Beyond linear TV, media pricing as one test of success (or not) may still have some relevance – but with much digital media bought on a biddable model, the pricing dynamics in digital require a more flexible approach if used to assess performance.

In China, where linear TV has had a much smaller role in the marketing plan, there is already a more nuanced system in place. “Agencies are more likely to be assessed on the digital investments that attract 87.4% of Chinese media spend, up from 50% in 2015,’ says Sachin Gupta, Wavemaker’s China Head of Investment. “Like linear TV metrics, KPIs include cost and quality but also engagement-driven metrics like click-through rates and even ROI in some cases, especially with ecommerce in China predicted to grow 9.2% this year.”

In the US, the TV market has long been dominated by the seasonal upfronts and fixed annual media commitments to linear broadcasters.

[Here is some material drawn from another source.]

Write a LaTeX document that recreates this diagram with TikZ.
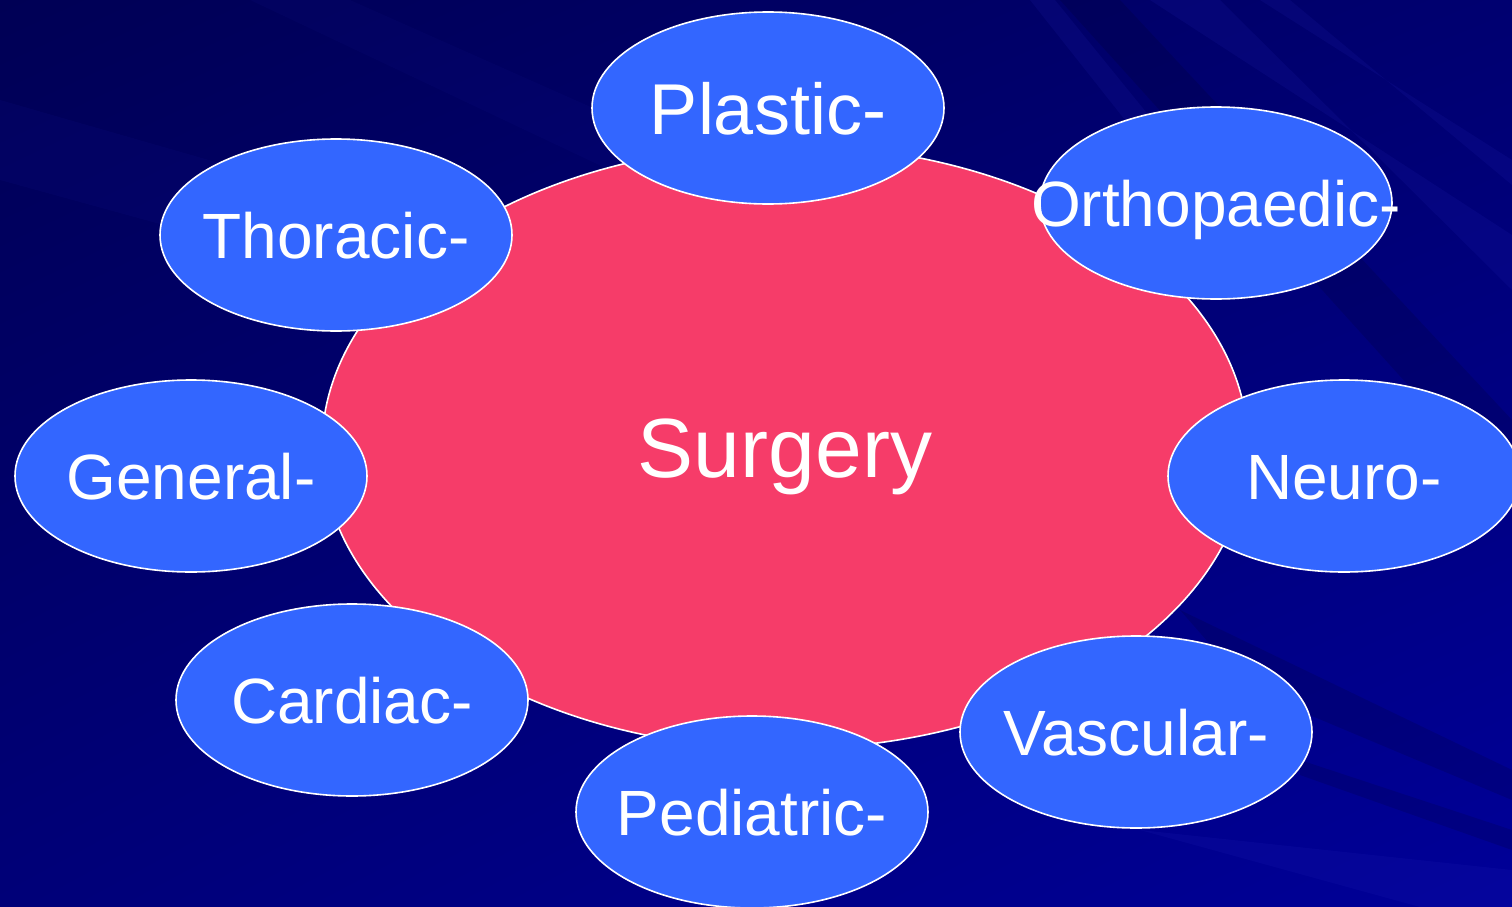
\documentclass[tikz,border=0pt]{standalone}
\usepackage{fontspec}
\setmainfont{Liberation Sans}
\usetikzlibrary{shapes.geometric,shadings}
\definecolor{bgA}{HTML}{000055}
\definecolor{bgB}{HTML}{000070}
\definecolor{bgC}{HTML}{000078}
\definecolor{bgD}{HTML}{000098}
\definecolor{satblue}{HTML}{3366FF}
\definecolor{hubpink}{HTML}{F63C69}
\definecolor{streak}{HTML}{2A2AC0}
\begin{document}
\begin{tikzpicture}[x=1pt,y=-1pt,
  sat/.style={ellipse, draw=white, line width=1.6pt, fill=satblue,
    minimum width=352pt, minimum height=192pt, inner sep=0pt, text=white,
    font=\fontsize{64}{64}\selectfont, text height=46pt, text depth=0pt},
  hub/.style={ellipse, draw=white, line width=1.6pt, fill=hubpink,
    minimum width=926pt, minimum height=604pt, inner sep=0pt, text=white,
    font=\fontsize{84}{84}\selectfont, text height=60pt, text depth=0pt},
  ray/.style={fill=streak, opacity=0.13},
  shadow/.style={fill=black, opacity=0.12}]
\useasboundingbox (0,0) rectangle (1512,907);
\shade[upper left=bgA, upper right=bgB, lower left=bgC, lower right=bgD]
  (0,0) rectangle (1512,907);
% background streaks
\fill[ray] (1150,0) -- (1220,0) -- (1512,290) -- (1512,235) -- cycle;
\fill[ray] (1260,0) -- (1290,0) -- (1512,185) -- (1512,160) -- cycle;
\fill[ray] (1030,0) -- (1055,0) -- (1250,240) -- (1220,240) -- cycle;
\fill[shadow] (1060,0) -- (1120,0) -- (1512,420) -- (1512,500) -- cycle;
\fill[ray] (1140,830) -- (1512,870) -- (1512,907) -- (1420,907) -- cycle;
\fill[shadow] (1180,610) -- (1512,770) -- (1512,800) -- (1250,690) -- cycle;
\fill[shadow] (1300,760) -- (1512,830) -- (1512,850) -- (1300,775) -- cycle;
\fill[ray, opacity=0.07] (0,100) -- (800,330) -- (800,400) -- (0,180) -- cycle;
\fill[ray, opacity=0.06] (250,0) -- (350,0) -- (800,200) -- (800,260) -- cycle;
% hub
\node[hub] (surgery) at (785,447) {\makebox[0pt]{Surgery}};
% satellites
\node[sat, font=\fontsize{72}{72}\selectfont, text height=52pt] (plastic) at (768,108) {\makebox[0pt]{Plastic-}};
\node[sat] (ortho) at (1216,203) {\makebox[0pt]{Orthopaedic-}};
\node[sat] (thoracic) at (336,235) {\makebox[0pt]{Thoracic-}};
\node[sat] (general) at (191,476) {\makebox[0pt]{General-}};
\node[sat] (neuro) at (1344,476) {\makebox[0pt]{Neuro-}};
\node[sat] (cardiac) at (352,700) {\makebox[0pt]{Cardiac-}};
\node[sat] (pediatric) at (752,812) {\makebox[0pt]{Pediatric-}};
\node[sat] (vascular) at (1136,732) {\makebox[0pt]{Vascular-}};
\end{tikzpicture}
\end{document}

Things are changing – in 2021 several top 50 advertisers opted out of the upfronts – but more is needed.

Vinny Rinaldi, Wavemaker US Head of Investment and Activation, advocates a new value exchange in TV using data-driven tactics. “Advanced TV mechanisms being built into pricing templates still only consider price and not qualified reach points,” he points out. “But if you’re controlling frequency and waste through an addressable-first approach, you’re buying more reach – by doing this at the same spend levels, you will grow household penetration and steal share (and sales!) from your competition.”

By shifting perception from price to value, we will begin to merge the linear and streaming marketplaces into a holistic investment where we can outsmart the marketplace, not outspend it.”

Smart procurement teams are shifting their risk/reward model to a multi-layered system of digital quality metrics, consumer engagement and KPIs related to the transformation of the marketing model. Nicole Cavallaro, Wavemaker US Managing Partner, Digital Investment, says many clients now include digital pricing commitments as part of the equation, which also comes with challenges. “In many cases, there is a misalignment between KPIs and a pricing template that’s tied to a CPM commitment. If we want to focus on a more addressable audience, in higher quality, brand-safe environments that will ultimately deliver a better ROI, then we must go beyond pricing as the main measure of success.”

So it’s not just how we measure success – but the way we define it – that must change. As media agencies we are increasingly partnering with our clients to build and manage complex omni-channel consumer experiences, creating opportunities for valuable exchanges of brand content for data, and building and executing strategies for customer lifetime-value.

Our risk/reward system must change to reflect this; it must reflect the new outcomes we are seeking to derive from consumers. We should define success in KPIs related to short- and long-term consumer behaviour, not only KPIs related to media performance.